The camp was planned to house more than 15,000 soldiers and support personnel of the newly established Tenth Mountain Division. Construction of Camp Hale was completed in November 1942. The camp lay at 9,300 feet altitude and was selected for its abundance of snow. Four trails were cut and the longest T-Bar in the country was installed at Cooper Hill.
In 1945, after two years of rigorous training, the Tenth Mountain Division was ordered to Italy to spearhead an advance of the U.S. Army. In a series of actions that included Riva Ridge and Mt. Belvedere, the Tenth Mountain Division breached the supposedly impregnable Gothic Line in the Apennines and secured the Po River Valley to play a vital role in the liberation of northern Italy. By the time the Germans surrendered in May 1945, 992 ski troopers had lost their lives and 4,000 were wounded. This was the highest casualty rate of any U.S. division in the Mediterranean.
A monument has been placed at the entrance to Ski Cooper in memory of the soldiers killed in action in Italy. A second, adjacent monument commemorates the soldiers of the 99th Battalion, Norwegian nationals who liberated Norway in May 1945. Each year a Memorial Day service is held in May and a Ski-in-Reunion in March.

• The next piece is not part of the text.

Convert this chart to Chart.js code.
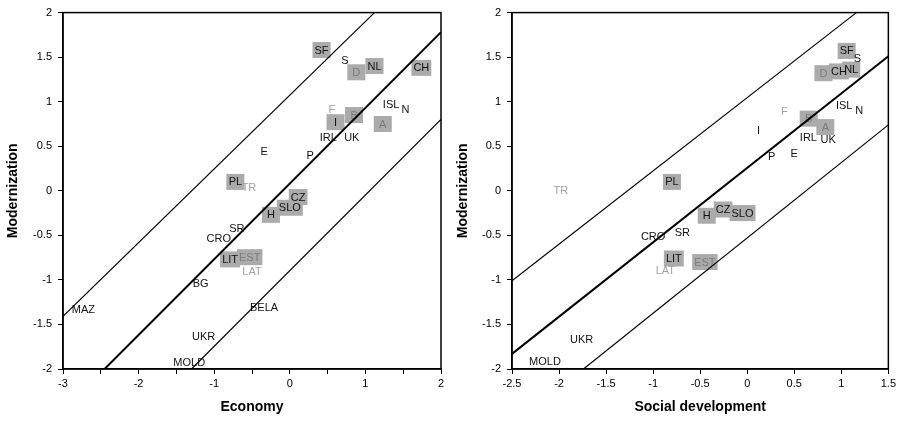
<!DOCTYPE html>
<html>
<head>
<meta charset="utf-8">
<script src="https://cdn.jsdelivr.net/npm/chart.js@4/dist/chart.umd.min.js"></script>
<style>
  body { margin: 0; background: #fff; }
  #wrap { position: relative; width: 899px; height: 421px; }
  #left { position: absolute; left: 0; top: 0; }
  #right { position: absolute; left: 450px; top: 0; }
</style>
</head>
<body>
<div id="wrap">
  <canvas id="left" width="450" height="421"></canvas>
  <canvas id="right" width="449" height="421"></canvas>
</div>
<script>
// mark: '' plain, 'g' grey text, 'b' boxed, 'bg' boxed with grey text
var ecoCodes = ['SF','S','D','NL','CH','ISL','N','F','B','I','A','IRL','UK','E','P','PL','TR','CZ','SLO','H','SR','CRO','LIT','EST','LAT','BG','MAZ','BELA','UKR','MOLD'];
var ecoX = [0.42,0.73,0.88,1.12,1.74,1.34,1.53,0.555,0.85,0.605,1.23,0.51,0.82,-0.34,0.27,-0.72,-0.54,0.11,0.0,-0.25,-0.70,-0.94,-0.79,-0.53,-0.50,-1.18,-2.73,-0.34,-1.14,-1.33];
var ecoY = [1.58,1.46,1.33,1.40,1.38,0.965,0.91,0.91,0.85,0.77,0.75,0.60,0.60,0.44,0.40,0.10,0.035,-0.07,-0.19,-0.27,-0.42,-0.53,-0.77,-0.745,-0.90,-1.04,-1.33,-1.31,-1.64,-1.93];
var ecoMark = ['b','','bg','b','b','','','g','bg','b','bg','','','','','b','g','b','b','b','','','b','bg','g','','','','',''];

var socCodes = ['SF','S','D','CH','NL','ISL','N','F','B','A','I','IRL','UK','E','P','PL','TR','CZ','SLO','H','SR','CRO','LIT','EST','LAT','UKR','MOLD'];
var socX = [1.057,1.17,0.81,0.975,1.105,1.03,1.19,0.395,0.654,0.83,0.12,0.65,0.86,0.50,0.26,-0.80,-1.98,-0.256,-0.05,-0.43,-0.69,-1.0,-0.78,-0.45,-0.87,-1.76,-2.15];
var socY = [1.57,1.49,1.32,1.34,1.36,0.955,0.90,0.89,0.81,0.715,0.68,0.60,0.58,0.42,0.38,0.10,0.0,-0.21,-0.25,-0.28,-0.47,-0.51,-0.76,-0.80,-0.89,-1.67,-1.92];
var socMark = ['b','','bg','b','b','','','g','bg','bg','','','','','','b','g','b','b','b','','','b','bg','g','',''];

// band lines: [x1, y1, x2, y2]
var ecoUpper = [-3, -1.41, 1.12, 2];
var ecoMiddle = [-2.45, -2, 2, 1.78];
var ecoLower = [-1.30, -2, 2, 0.80];
var socUpper = [-2.5, -1.01, 1.16, 2];
var socMiddle = [-2.5, -1.83, 1.5, 1.51];
var socLower = [-1.74, -2, 1.5, 0.74];

var ecoTicksX = [-3, 2];
var socTicksX = [-2.5, 1.5];
var ticksY = [-2, 2];

var FONT = "'Liberation Sans', Arial, sans-serif";

function points(codes, xs, ys, marks) {
    return codes.map(function (c, i) {
        return { x: xs[i], y: ys[i], code: c, mark: marks[i] };
    });
}

function seg(a) {
    return [{ x: a[0], y: a[1] }, { x: a[2], y: a[3] }];
}

var labelPlugin = {
    id: 'countryLabels',
    beforeDatasetsDraw: function (chart) {
        var ctx = chart.ctx;
        var xs = chart.scales.x, ys = chart.scales.y;
        var pts = chart.data.datasets[0].data;
        ctx.save();
        ctx.font = '11px ' + FONT;
        ctx.textAlign = 'center';
        ctx.textBaseline = 'middle';
        // boxes first, then all the texts on top
        pts.forEach(function (p) {
            if (p.mark !== 'b' && p.mark !== 'bg') return;
            var px = xs.getPixelForValue(p.x);
            var py = ys.getPixelForValue(p.y);
            var w = Math.max(18, ctx.measureText(p.code).width + 4);
            ctx.fillStyle = '#ababab';
            ctx.fillRect(px - w / 2, py - 8, w, 16);
        });
        pts.forEach(function (p) {
            var px = xs.getPixelForValue(p.x);
            var py = ys.getPixelForValue(p.y);
            if (p.mark === 'bg') ctx.fillStyle = '#7c7c7c';
            else if (p.mark === 'g') ctx.fillStyle = '#a3a3a3';
            else ctx.fillStyle = '#111';
            ctx.fillText(p.code, px, py + 0.5);
        });
        ctx.restore();
    },
    afterDatasetsDraw: function (chart) {
        var a = chart.chartArea, ctx = chart.ctx;
        ctx.save();
        ctx.strokeStyle = '#000';
        ctx.lineWidth = 1.5;
        ctx.strokeRect(a.left, a.top, a.right - a.left, a.bottom - a.top);
        ctx.restore();
    }
};

function fmt(v) {
    return String(Math.round(v * 10) / 10);
}

function makeChart(id, pts, lines, xRange, xTitle, yWidth, rightPad, minorX) {
    var lineSets = lines.map(function (l, i) {
        return {
            type: 'line',
            data: seg(l),
            borderColor: '#000',
            borderWidth: i === 1 ? 2 : 1.2,
            pointRadius: 0,
            fill: false,
            clip: 0
        };
    });
    return new Chart(document.getElementById(id), {
        type: 'scatter',
        data: {
            datasets: [{ data: pts, pointRadius: 0, pointHoverRadius: 0 }].concat(lineSets)
        },
        options: {
            responsive: false,
            animation: false,
            devicePixelRatio: 1,
            layout: { padding: { top: 8, right: rightPad, left: 0, bottom: 0 } },
            plugins: { legend: { display: false }, tooltip: { enabled: false } },
            scales: {
                x: {
                    type: 'linear',
                    min: xRange[0], max: xRange[1],
                    afterFit: function (s) { s.height = 52; },
                    border: { display: true, color: '#000', width: 1.5 },
                    grid: { display: true, drawOnChartArea: false, drawTicks: true, tickLength: 5, color: '#000' },
                    ticks: {
                        stepSize: 0.5, padding: 3, color: '#000', maxRotation: 0, autoSkip: false,
                        font: { family: FONT, size: 11 },
                        callback: function (v) {
                            if (minorX && !Number.isInteger(Math.round(v * 10) / 10)) return '';
                            return fmt(v);
                        }
                    },
                    title: { display: true, text: xTitle, color: '#000', padding: { top: 0, bottom: 5 },
                             font: { family: FONT, size: 14, weight: 'bold' } }
                },
                y: {
                    type: 'linear',
                    min: ticksY[0], max: ticksY[1],
                    afterFit: function (s) { s.width = yWidth; },
                    border: { display: true, color: '#000', width: 1.5 },
                    grid: { display: true, drawOnChartArea: false, drawTicks: true, tickLength: 5, color: '#000' },
                    ticks: {
                        stepSize: 0.5, padding: 6, color: '#000',
                        font: { family: FONT, size: 11 },
                        callback: fmt
                    },
                    title: { display: true, text: 'Modernization', color: '#000', padding: { top: 5, bottom: 0 },
                             font: { family: FONT, size: 14, weight: 'bold' } }
                }
            }
        },
        plugins: [labelPlugin]
    });
}

makeChart('left', points(ecoCodes, ecoX, ecoY, ecoMark), [ecoUpper, ecoMiddle, ecoLower],
          ecoTicksX, 'Economy', 63, 9, true);
makeChart('right', points(socCodes, socX, socY, socMark), [socUpper, socMiddle, socLower],
          socTicksX, 'Social development', 62, 8, false);
</script>
</body>
</html>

Many ski troopers returned to Colorado after the war and were instrumental in the development of the Colorado ski industry. Several books have been written about these special veterans. Oliver North filmed a special segment of his "War Stories" about the Tenth Mountain Division on the slopes of Ski Cooper.
Camp Hale was placed on the National Register of Historic Places on April 10, 1992. There are interpretive signs at the site of Camp Hale and at the entrance to Ski Cooper. U.S. Highway 24, from Leadville to Minturn, has been designated as The Tenth Mountain Division Memorial Highway and is on the National Scenic and Historic Byway.